* Your objective
Please write the listing below out again exactly, leaving every picture behind.

* Data section
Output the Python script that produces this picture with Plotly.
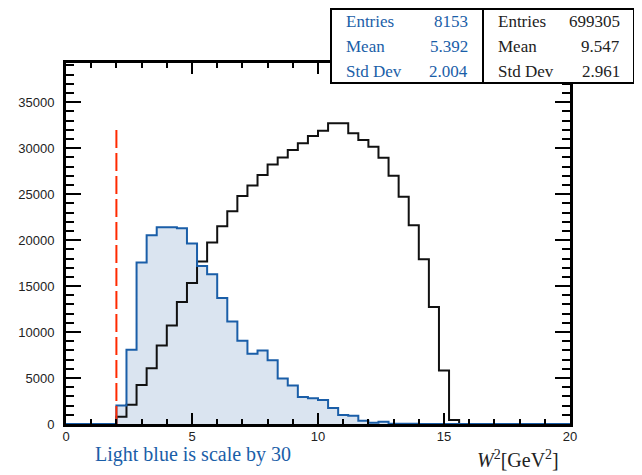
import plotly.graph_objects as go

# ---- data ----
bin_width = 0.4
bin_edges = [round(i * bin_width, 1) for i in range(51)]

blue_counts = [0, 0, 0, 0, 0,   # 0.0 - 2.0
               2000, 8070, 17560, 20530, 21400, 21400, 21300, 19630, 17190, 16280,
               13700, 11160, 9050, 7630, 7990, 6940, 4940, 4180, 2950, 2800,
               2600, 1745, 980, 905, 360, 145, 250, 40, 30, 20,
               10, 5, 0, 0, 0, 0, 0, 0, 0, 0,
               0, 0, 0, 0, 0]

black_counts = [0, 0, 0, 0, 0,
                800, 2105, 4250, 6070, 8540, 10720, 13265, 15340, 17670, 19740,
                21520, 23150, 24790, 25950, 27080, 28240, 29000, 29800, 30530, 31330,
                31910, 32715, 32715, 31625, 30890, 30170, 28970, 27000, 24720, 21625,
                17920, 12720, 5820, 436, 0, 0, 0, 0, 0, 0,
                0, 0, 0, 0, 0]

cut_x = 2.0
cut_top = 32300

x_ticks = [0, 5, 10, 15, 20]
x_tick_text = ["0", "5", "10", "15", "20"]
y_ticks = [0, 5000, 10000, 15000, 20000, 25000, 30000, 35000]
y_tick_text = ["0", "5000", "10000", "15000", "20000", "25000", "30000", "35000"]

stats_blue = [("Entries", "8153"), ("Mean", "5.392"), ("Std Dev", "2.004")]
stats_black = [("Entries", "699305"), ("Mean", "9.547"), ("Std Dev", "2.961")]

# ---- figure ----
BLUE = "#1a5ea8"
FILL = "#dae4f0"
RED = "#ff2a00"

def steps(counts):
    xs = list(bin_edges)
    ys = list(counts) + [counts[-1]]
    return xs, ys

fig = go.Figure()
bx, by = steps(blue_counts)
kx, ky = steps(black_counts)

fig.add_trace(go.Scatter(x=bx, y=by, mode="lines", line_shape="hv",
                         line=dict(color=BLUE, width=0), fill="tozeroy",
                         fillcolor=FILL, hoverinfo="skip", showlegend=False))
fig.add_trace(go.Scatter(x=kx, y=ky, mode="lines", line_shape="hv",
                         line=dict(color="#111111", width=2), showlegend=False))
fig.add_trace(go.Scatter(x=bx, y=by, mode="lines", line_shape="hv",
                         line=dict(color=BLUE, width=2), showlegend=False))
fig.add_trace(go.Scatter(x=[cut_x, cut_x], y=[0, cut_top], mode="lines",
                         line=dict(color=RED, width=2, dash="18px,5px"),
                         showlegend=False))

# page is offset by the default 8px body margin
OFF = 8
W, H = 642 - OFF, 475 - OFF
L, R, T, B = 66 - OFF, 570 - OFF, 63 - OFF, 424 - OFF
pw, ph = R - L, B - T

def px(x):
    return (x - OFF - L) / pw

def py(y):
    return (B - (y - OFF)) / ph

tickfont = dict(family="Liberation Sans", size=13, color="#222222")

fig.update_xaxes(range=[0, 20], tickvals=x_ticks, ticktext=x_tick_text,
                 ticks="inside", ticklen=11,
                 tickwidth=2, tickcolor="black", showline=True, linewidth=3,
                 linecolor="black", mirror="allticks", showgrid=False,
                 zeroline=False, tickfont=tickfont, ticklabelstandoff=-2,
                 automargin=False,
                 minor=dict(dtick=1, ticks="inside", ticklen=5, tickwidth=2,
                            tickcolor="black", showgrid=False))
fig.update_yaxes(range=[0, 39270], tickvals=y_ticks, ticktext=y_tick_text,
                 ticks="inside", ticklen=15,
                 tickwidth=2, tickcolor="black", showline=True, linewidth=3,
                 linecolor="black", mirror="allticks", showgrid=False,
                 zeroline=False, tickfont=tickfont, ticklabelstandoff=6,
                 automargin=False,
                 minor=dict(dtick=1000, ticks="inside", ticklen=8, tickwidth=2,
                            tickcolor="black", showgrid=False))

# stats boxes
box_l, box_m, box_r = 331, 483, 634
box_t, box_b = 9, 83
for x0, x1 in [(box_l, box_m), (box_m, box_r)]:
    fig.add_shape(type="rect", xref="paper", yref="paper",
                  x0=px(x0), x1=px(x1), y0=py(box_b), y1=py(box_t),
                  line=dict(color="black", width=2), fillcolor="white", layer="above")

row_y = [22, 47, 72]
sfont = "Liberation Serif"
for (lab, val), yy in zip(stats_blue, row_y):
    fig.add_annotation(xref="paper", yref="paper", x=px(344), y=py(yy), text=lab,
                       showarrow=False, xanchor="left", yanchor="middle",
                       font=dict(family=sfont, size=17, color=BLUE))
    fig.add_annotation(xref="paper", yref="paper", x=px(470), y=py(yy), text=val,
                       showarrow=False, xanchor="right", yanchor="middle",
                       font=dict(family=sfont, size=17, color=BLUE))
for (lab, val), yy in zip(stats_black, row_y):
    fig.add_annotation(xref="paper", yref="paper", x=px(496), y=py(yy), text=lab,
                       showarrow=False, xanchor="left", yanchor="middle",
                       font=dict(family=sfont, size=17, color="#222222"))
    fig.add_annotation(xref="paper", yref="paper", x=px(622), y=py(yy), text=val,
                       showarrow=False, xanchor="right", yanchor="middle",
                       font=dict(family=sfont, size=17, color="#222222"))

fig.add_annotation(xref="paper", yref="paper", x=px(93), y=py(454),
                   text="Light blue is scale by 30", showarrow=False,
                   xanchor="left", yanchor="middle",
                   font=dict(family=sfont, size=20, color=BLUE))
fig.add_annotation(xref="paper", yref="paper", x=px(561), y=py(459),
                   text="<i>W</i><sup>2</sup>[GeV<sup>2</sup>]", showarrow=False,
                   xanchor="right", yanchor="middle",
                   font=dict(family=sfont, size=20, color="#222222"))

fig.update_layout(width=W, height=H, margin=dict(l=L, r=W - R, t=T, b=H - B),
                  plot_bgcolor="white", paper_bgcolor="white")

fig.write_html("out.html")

* Response
Output the Python script that produces this picture with Plotly.
import plotly.graph_objects as go

# ---- data ----
bin_width = 0.4
bin_edges = [round(i * bin_width, 1) for i in range(51)]

blue_counts = [0, 0, 0, 0, 0,   # 0.0 - 2.0
               2000, 8070, 17560, 20530, 21400, 21400, 21300, 19630, 17190, 16280,
               13700, 11160, 9050, 7630, 7990, 6940, 4940, 4180, 2950, 2800,
               2600, 1745, 980, 905, 360, 145, 250, 40, 30, 20,
               10, 5, 0, 0, 0, 0, 0, 0, 0, 0,
               0, 0, 0, 0, 0]

black_counts = [0, 0, 0, 0, 0,
                800, 2105, 4250, 6070, 8540, 10720, 13265, 15340, 17670, 19740,
                21520, 23150, 24790, 25950, 27080, 28240, 29000, 29800, 30530, 31330,
                31910, 32715, 32715, 31625, 30890, 30170, 28970, 27000, 24720, 21625,
                17920, 12720, 5820, 436, 0, 0, 0, 0, 0, 0,
                0, 0, 0, 0, 0]

cut_x = 2.0
cut_top = 32300

x_ticks = [0, 5, 10, 15, 20]
x_tick_text = ["0", "5", "10", "15", "20"]
y_ticks = [0, 5000, 10000, 15000, 20000, 25000, 30000, 35000]
y_tick_text = ["0", "5000", "10000", "15000", "20000", "25000", "30000", "35000"]

stats_blue = [("Entries", "8153"), ("Mean", "5.392"), ("Std Dev", "2.004")]
stats_black = [("Entries", "699305"), ("Mean", "9.547"), ("Std Dev", "2.961")]

# ---- figure ----
BLUE = "#1a5ea8"
FILL = "#dae4f0"
RED = "#ff2a00"

def steps(counts):
    xs = list(bin_edges)
    ys = list(counts) + [counts[-1]]
    return xs, ys

fig = go.Figure()
bx, by = steps(blue_counts)
kx, ky = steps(black_counts)

fig.add_trace(go.Scatter(x=bx, y=by, mode="lines", line_shape="hv",
                         line=dict(color=BLUE, width=0), fill="tozeroy",
                         fillcolor=FILL, hoverinfo="skip", showlegend=False))
fig.add_trace(go.Scatter(x=kx, y=ky, mode="lines", line_shape="hv",
                         line=dict(color="#111111", width=2), showlegend=False))
fig.add_trace(go.Scatter(x=bx, y=by, mode="lines", line_shape="hv",
                         line=dict(color=BLUE, width=2), showlegend=False))
fig.add_trace(go.Scatter(x=[cut_x, cut_x], y=[0, cut_top], mode="lines",
                         line=dict(color=RED, width=2, dash="18px,5px"),
                         showlegend=False))

# page is offset by the default 8px body margin
OFF = 8
W, H = 642 - OFF, 475 - OFF
L, R, T, B = 66 - OFF, 570 - OFF, 63 - OFF, 424 - OFF
pw, ph = R - L, B - T

def px(x):
    return (x - OFF - L) / pw

def py(y):
    return (B - (y - OFF)) / ph

tickfont = dict(family="Liberation Sans", size=13, color="#222222")

fig.update_xaxes(range=[0, 20], tickvals=x_ticks, ticktext=x_tick_text,
                 ticks="inside", ticklen=11,
                 tickwidth=2, tickcolor="black", showline=True, linewidth=3,
                 linecolor="black", mirror="allticks", showgrid=False,
                 zeroline=False, tickfont=tickfont, ticklabelstandoff=-2,
                 automargin=False,
                 minor=dict(dtick=1, ticks="inside", ticklen=5, tickwidth=2,
                            tickcolor="black", showgrid=False))
fig.update_yaxes(range=[0, 39270], tickvals=y_ticks, ticktext=y_tick_text,
                 ticks="inside", ticklen=15,
                 tickwidth=2, tickcolor="black", showline=True, linewidth=3,
                 linecolor="black", mirror="allticks", showgrid=False,
                 zeroline=False, tickfont=tickfont, ticklabelstandoff=6,
                 automargin=False,
                 minor=dict(dtick=1000, ticks="inside", ticklen=8, tickwidth=2,
                            tickcolor="black", showgrid=False))

# stats boxes
box_l, box_m, box_r = 331, 483, 634
box_t, box_b = 9, 83
for x0, x1 in [(box_l, box_m), (box_m, box_r)]:
    fig.add_shape(type="rect", xref="paper", yref="paper",
                  x0=px(x0), x1=px(x1), y0=py(box_b), y1=py(box_t),
                  line=dict(color="black", width=2), fillcolor="white", layer="above")

row_y = [22, 47, 72]
sfont = "Liberation Serif"
for (lab, val), yy in zip(stats_blue, row_y):
    fig.add_annotation(xref="paper", yref="paper", x=px(344), y=py(yy), text=lab,
                       showarrow=False, xanchor="left", yanchor="middle",
                       font=dict(family=sfont, size=17, color=BLUE))
    fig.add_annotation(xref="paper", yref="paper", x=px(470), y=py(yy), text=val,
                       showarrow=False, xanchor="right", yanchor="middle",
                       font=dict(family=sfont, size=17, color=BLUE))
for (lab, val), yy in zip(stats_black, row_y):
    fig.add_annotation(xref="paper", yref="paper", x=px(496), y=py(yy), text=lab,
                       showarrow=False, xanchor="left", yanchor="middle",
                       font=dict(family=sfont, size=17, color="#222222"))
    fig.add_annotation(xref="paper", yref="paper", x=px(622), y=py(yy), text=val,
                       showarrow=False, xanchor="right", yanchor="middle",
                       font=dict(family=sfont, size=17, color="#222222"))

fig.add_annotation(xref="paper", yref="paper", x=px(93), y=py(454),
                   text="Light blue is scale by 30", showarrow=False,
                   xanchor="left", yanchor="middle",
                   font=dict(family=sfont, size=20, color=BLUE))
fig.add_annotation(xref="paper", yref="paper", x=px(561), y=py(459),
                   text="<i>W</i><sup>2</sup>[GeV<sup>2</sup>]", showarrow=False,
                   xanchor="right", yanchor="middle",
                   font=dict(family=sfont, size=20, color="#222222"))

fig.update_layout(width=W, height=H, margin=dict(l=L, r=W - R, t=T, b=H - B),
                  plot_bgcolor="white", paper_bgcolor="white")

fig.write_html("out.html")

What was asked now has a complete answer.